Start

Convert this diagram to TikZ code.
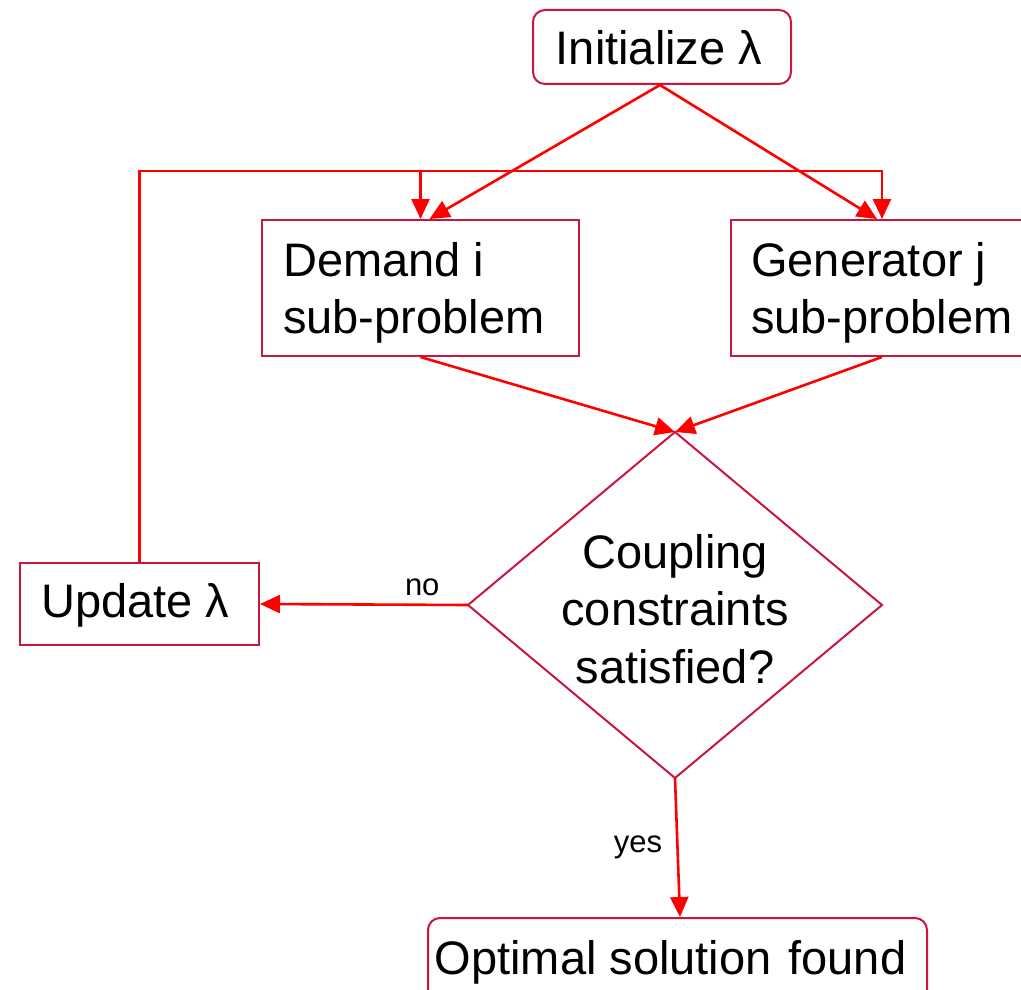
\documentclass[tikz,border=0pt]{standalone}
\usepackage{fontspec}
\setmainfont{Liberation Sans}
\usetikzlibrary{shapes.geometric,arrows.meta,calc}
\definecolor{boxred}{HTML}{C8163F}
\definecolor{arrred}{HTML}{FF0000}
\tikzset{
  box/.style={draw=boxred, line width=2pt, fill=white, inner sep=0pt},
  rbox/.style={box, rounded corners=12pt},
  txt/.style={font=\fontsize{47}{57.5}\selectfont, inner sep=0pt, align=left},
  arr/.style={draw=arrred, line width=2.6pt, -{Triangle[length=20pt,width=18pt]}},
  lab/.style={font=\fontsize{31}{36}\selectfont, inner sep=0pt}
}
\begin{document}
\begin{tikzpicture}[x=1pt,y=-1pt]
\useasboundingbox (0,0) rectangle (1021,990);
\clip (0,0) rectangle (1021,990);
% boxes
\node[rbox, minimum width=258pt, minimum height=74pt] (init) at (662,47) {};
\node[txt] (initT) at (659,48) {Initialize λ};
\node[box, minimum width=317pt, minimum height=136pt] (demand) at (420.5,288) {};
\node[txt, anchor=west] (demandT) at (283,293) {Demand i\\sub-problem};
\node[box, minimum width=302pt, minimum height=136pt] (gen) at (882,288) {};
\node[txt, anchor=west] (genT) at (751,293) {Generator j\\sub-problem};
\node[box, minimum width=239pt, minimum height=82pt] (update) at (139.5,604) {};
\node[txt] (updateT) at (135.5,605) {Update λ};
\node[rbox, minimum width=499pt, minimum height=84pt] (opt) at (677.5,960) {};
\node[txt] (optT) at (670.5,962) {Optimal solution\hspace{4pt} found};
% decision diamond
\coordinate (dn) at (675,432);
\coordinate (de) at (882,605);
\coordinate (ds) at (675,778);
\coordinate (dw) at (468,605);
\draw[boxred, line width=2pt] (dn) -- (de) -- (ds) -- (dw) -- cycle;
\node[txt, align=center] (decT) at (675,609) {Coupling\\constraints\\satisfied?};
% connectors
\draw[arr] (update.north) |- ($(gen.north)+(0,-48)$) -- (gen.north);
\draw[arr] ($(demand.north)+(0,-48)$) -- (demand.north);
\draw[arr] ($(init.south)+(-2,0)$) -- ($(demand.north)+(9,0)$);
\draw[arr] ($(init.south)+(-2,0)$) -- ($(gen.north)+(-5,0)$);
\draw[arr] (demand.south) -- (dn);
\draw[arr] (gen.south) -- (dn);
\draw[arr] (dw) -- node[lab, above=8pt, pos=0.22] (no) {no} (update.east);
\draw[arr] (ds) -- node[lab, left=14pt, pos=0.5] (yes) {yes} ($(opt.north)+(2.5,0)$);
\end{tikzpicture}
\end{document}
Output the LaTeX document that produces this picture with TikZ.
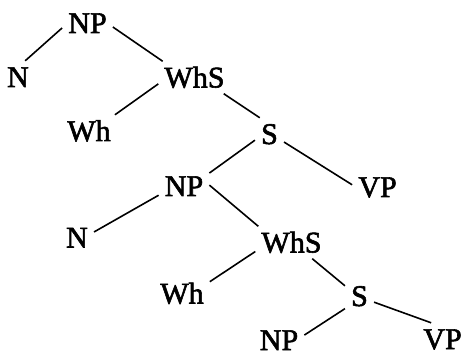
\documentclass[tikz,border=0pt]{standalone}
\usepackage{pgf,tikz}
\usepackage{fontspec}
\setmainfont[FakeBold=2]{Liberation Serif}
\usetikzlibrary{arrows}
\usetikzlibrary{positioning}

\tikzset{
  cat/.style={inner sep=6pt,text height=20pt,text depth=0pt,
    font=\fontsize{30}{36}\selectfont},
  branch/.style={line width=1.6pt}
}

\begin{document}
\begin{tikzpicture}[x=1pt,y=-1pt]
\useasboundingbox (0,0) rectangle (463,363);

\node[cat] (np1) at (87.5,23) {NP};
\node[cat] (n1) at (18,77) {N};
\node[cat] (whs1) at (194.5,77.5) {WhS};
\node[cat] (wh1) at (89,131) {Wh};
\node[cat] (s1) at (269.5,134) {S};
\node[cat] (np2) at (184,186) {NP};
\node[cat] (vp2) at (377.5,187) {VP};
\node[cat] (n2) at (77,237.5) {N};
\node[cat] (whs2) at (291.5,242.5) {WhS};
\node[cat] (wh2) at (182,293.5) {Wh};
\node[cat] (s2) at (359.5,296) {S};
\node[cat] (np3) at (279,340) {NP};
\node[cat] (vp3) at (442.5,339) {VP};

\foreach \a/\b in {np1.191/n1.66,np1.-9/whs1.153,whs1.190/wh1.32,
    whs1.-29/s1.121,s1.203/np2.27,s1.-29/vp2.175,np2.200/n2.18,
    np2.2/whs2.154,whs2.194/wh2.23,whs2.-38/s2.145,s2.221/np3.11,
    s2.-23/vp3.125}
    \draw[branch] (\a) -- (\b);

\end{tikzpicture}
\end{document}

End

Quote the material word for word, dropping any images it holds.

RESPONSE TO THE TASK:
Convert this diagram to TikZ code.
\documentclass[tikz,border=0pt]{standalone}
\usepackage{fontspec}
\setmainfont{Liberation Sans}
\usetikzlibrary{shapes.geometric,arrows.meta,calc}
\definecolor{boxred}{HTML}{C8163F}
\definecolor{arrred}{HTML}{FF0000}
\tikzset{
  box/.style={draw=boxred, line width=2pt, fill=white, inner sep=0pt},
  rbox/.style={box, rounded corners=12pt},
  txt/.style={font=\fontsize{47}{57.5}\selectfont, inner sep=0pt, align=left},
  arr/.style={draw=arrred, line width=2.6pt, -{Triangle[length=20pt,width=18pt]}},
  lab/.style={font=\fontsize{31}{36}\selectfont, inner sep=0pt}
}
\begin{document}
\begin{tikzpicture}[x=1pt,y=-1pt]
\useasboundingbox (0,0) rectangle (1021,990);
\clip (0,0) rectangle (1021,990);
% boxes
\node[rbox, minimum width=258pt, minimum height=74pt] (init) at (662,47) {};
\node[txt] (initT) at (659,48) {Initialize λ};
\node[box, minimum width=317pt, minimum height=136pt] (demand) at (420.5,288) {};
\node[txt, anchor=west] (demandT) at (283,293) {Demand i\\sub-problem};
\node[box, minimum width=302pt, minimum height=136pt] (gen) at (882,288) {};
\node[txt, anchor=west] (genT) at (751,293) {Generator j\\sub-problem};
\node[box, minimum width=239pt, minimum height=82pt] (update) at (139.5,604) {};
\node[txt] (updateT) at (135.5,605) {Update λ};
\node[rbox, minimum width=499pt, minimum height=84pt] (opt) at (677.5,960) {};
\node[txt] (optT) at (670.5,962) {Optimal solution\hspace{4pt} found};
% decision diamond
\coordinate (dn) at (675,432);
\coordinate (de) at (882,605);
\coordinate (ds) at (675,778);
\coordinate (dw) at (468,605);
\draw[boxred, line width=2pt] (dn) -- (de) -- (ds) -- (dw) -- cycle;
\node[txt, align=center] (decT) at (675,609) {Coupling\\constraints\\satisfied?};
% connectors
\draw[arr] (update.north) |- ($(gen.north)+(0,-48)$) -- (gen.north);
\draw[arr] ($(demand.north)+(0,-48)$) -- (demand.north);
\draw[arr] ($(init.south)+(-2,0)$) -- ($(demand.north)+(9,0)$);
\draw[arr] ($(init.south)+(-2,0)$) -- ($(gen.north)+(-5,0)$);
\draw[arr] (demand.south) -- (dn);
\draw[arr] (gen.south) -- (dn);
\draw[arr] (dw) -- node[lab, above=8pt, pos=0.22] (no) {no} (update.east);
\draw[arr] (ds) -- node[lab, left=14pt, pos=0.5] (yes) {yes} ($(opt.north)+(2.5,0)$);
\end{tikzpicture}
\end{document}
Output the LaTeX document that produces this picture with TikZ.
\documentclass[tikz,border=0pt]{standalone}
\usepackage{pgf,tikz}
\usepackage{fontspec}
\setmainfont[FakeBold=2]{Liberation Serif}
\usetikzlibrary{arrows}
\usetikzlibrary{positioning}

\tikzset{
  cat/.style={inner sep=6pt,text height=20pt,text depth=0pt,
    font=\fontsize{30}{36}\selectfont},
  branch/.style={line width=1.6pt}
}

\begin{document}
\begin{tikzpicture}[x=1pt,y=-1pt]
\useasboundingbox (0,0) rectangle (463,363);

\node[cat] (np1) at (87.5,23) {NP};
\node[cat] (n1) at (18,77) {N};
\node[cat] (whs1) at (194.5,77.5) {WhS};
\node[cat] (wh1) at (89,131) {Wh};
\node[cat] (s1) at (269.5,134) {S};
\node[cat] (np2) at (184,186) {NP};
\node[cat] (vp2) at (377.5,187) {VP};
\node[cat] (n2) at (77,237.5) {N};
\node[cat] (whs2) at (291.5,242.5) {WhS};
\node[cat] (wh2) at (182,293.5) {Wh};
\node[cat] (s2) at (359.5,296) {S};
\node[cat] (np3) at (279,340) {NP};
\node[cat] (vp3) at (442.5,339) {VP};

\foreach \a/\b in {np1.191/n1.66,np1.-9/whs1.153,whs1.190/wh1.32,
    whs1.-29/s1.121,s1.203/np2.27,s1.-29/vp2.175,np2.200/n2.18,
    np2.2/whs2.154,whs2.194/wh2.23,whs2.-38/s2.145,s2.221/np3.11,
    s2.-23/vp3.125}
    \draw[branch] (\a) -- (\b);

\end{tikzpicture}
\end{document}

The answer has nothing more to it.